Pero, ¿que eran las matemáticas para Descartes? En la "Regla cuarta" se hacía precisamente esta pregunta, así como por qué la astrono­mía y la música, la óptica y la mecánica y muchas otras ciencias eran con­sideradas como formando parte de ella. La respuesta que encontró era que todas las ciencias que se referían al orden y la medida eran matemáticas, cualesquiera fuesen sus objetos. En consecuencia,  debería haber una ciencia general del orden y la medida, abstrac­ción hecha de los objetos particulares a que ellas se aplicasen. Esa ciencia era la matemática universal. Y, lo más importante, en tanto todos los problemas humanos podían prácticamente ser abordados por el la­do del orden y la medida, esa matemática universal podía constituir el método único e instrumento legal de una ciencia universal.
Este fue el verdadero uso de las matemáticas que Descartes creyó haber hallado. Por eso es que en la primera parte del "Discurso del método", refiriéndose a su temprana afición por las matemáticas, diría que gustaba de ellas por su certeza y evidencia, pero que aún no había advertido cuál era su verdadero uso.
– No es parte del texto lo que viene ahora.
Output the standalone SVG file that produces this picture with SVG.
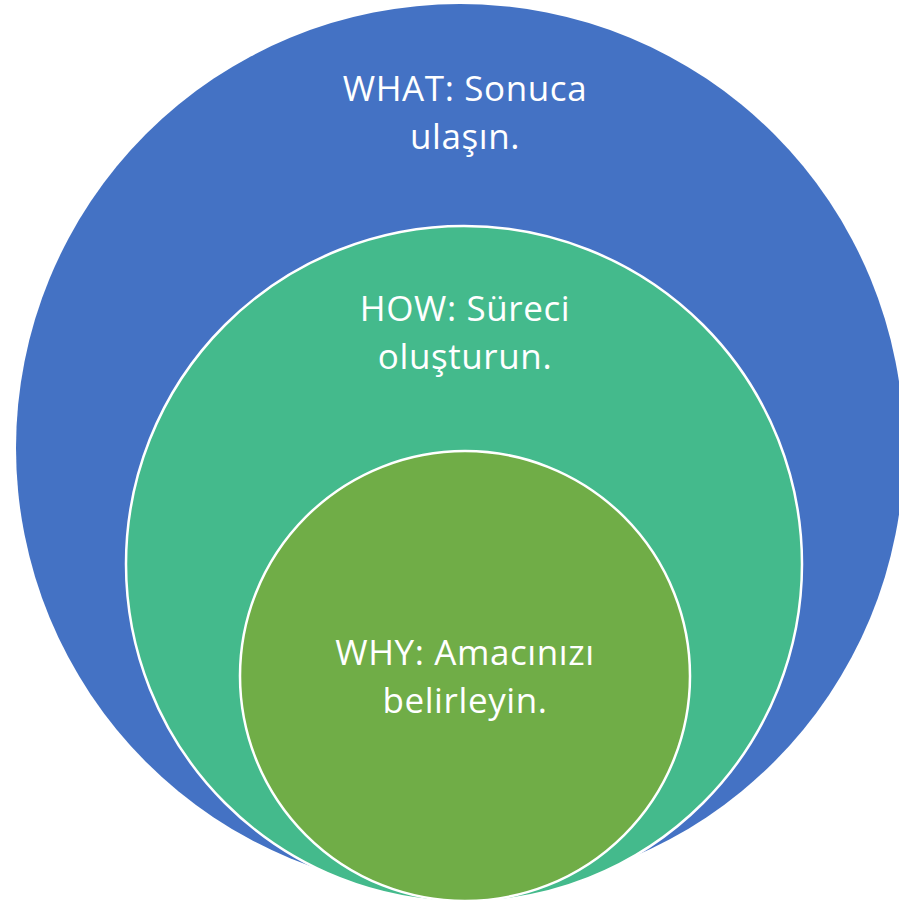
<svg xmlns="http://www.w3.org/2000/svg" width="899" height="903" viewBox="0 0 899 903">
<style>
.c{stroke:#ffffff;stroke-width:2.5}
.t{font-family:"Open Sans","Liberation Sans",sans-serif;font-size:35px;letter-spacing:0.6px;fill:#ffffff;text-anchor:middle}
</style>
<rect width="899" height="903" fill="#ffffff"/>
<g id="what">
<circle cx="460" cy="448" r="444" fill="#4472C4"/>
<text class="t" x="465" y="101">WHAT: Sonuca<tspan x="465" dy="48">ulaşın.</tspan></text>
</g>
<g id="how">
<circle class="c" cx="464" cy="564" r="338" fill="#44BA8C"/>
<text class="t" x="465" y="321">HOW: Süreci<tspan x="465" dy="48">oluşturun.</tspan></text>
</g>
<g id="why">
<circle class="c" cx="465" cy="676" r="225" fill="#70AD47"/>
<text class="t" x="465" y="665">WHY: Amacınızı<tspan x="465" dy="48">belirleyin.</tspan></text>
</g>
<g id="connectors"/>
</svg>
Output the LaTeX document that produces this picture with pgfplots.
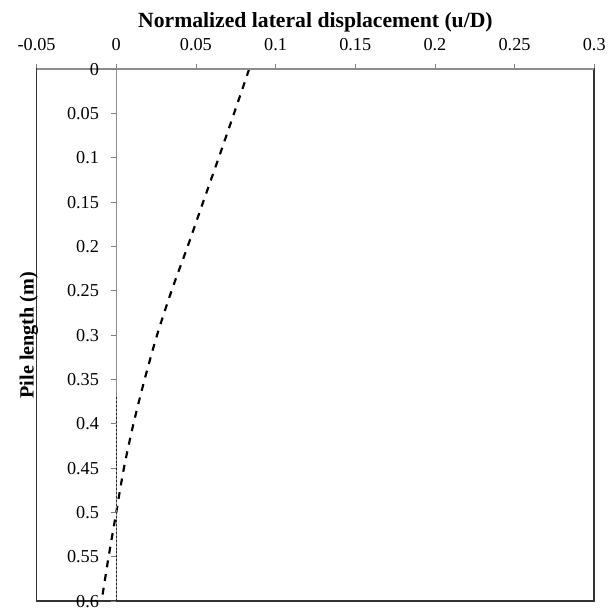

Y en la ya citada carta a Picot, luego de destacar la importancia del méto­do, propuso una nueva lógica en reemplazo de la lógica escolástica, una lógica fecunda,  descubridora, inspirada en las matemáticas y en su procedimiento básico fundado en el orden y en la medida. En esa línea, en 1631 aplicó la formulación algebraica a problemas geométri­cos (un concepto básico de la moderna geometría analítica) y formuló en óptica la ley de la re­fracción. Esta fue la perspectiva cartesiana del ideal de ciencia universal y del método que le convenía. Ella corresponde a su primera formación y preocupación, que fueron, al parecer, ambas científicas. Esto se vería reflejado en los tres pequeños opúsculos que publicó en 1637: "Dioptrique" (Dióptica), "Météores" (Meteoros) y "Géométrie" (Geometría).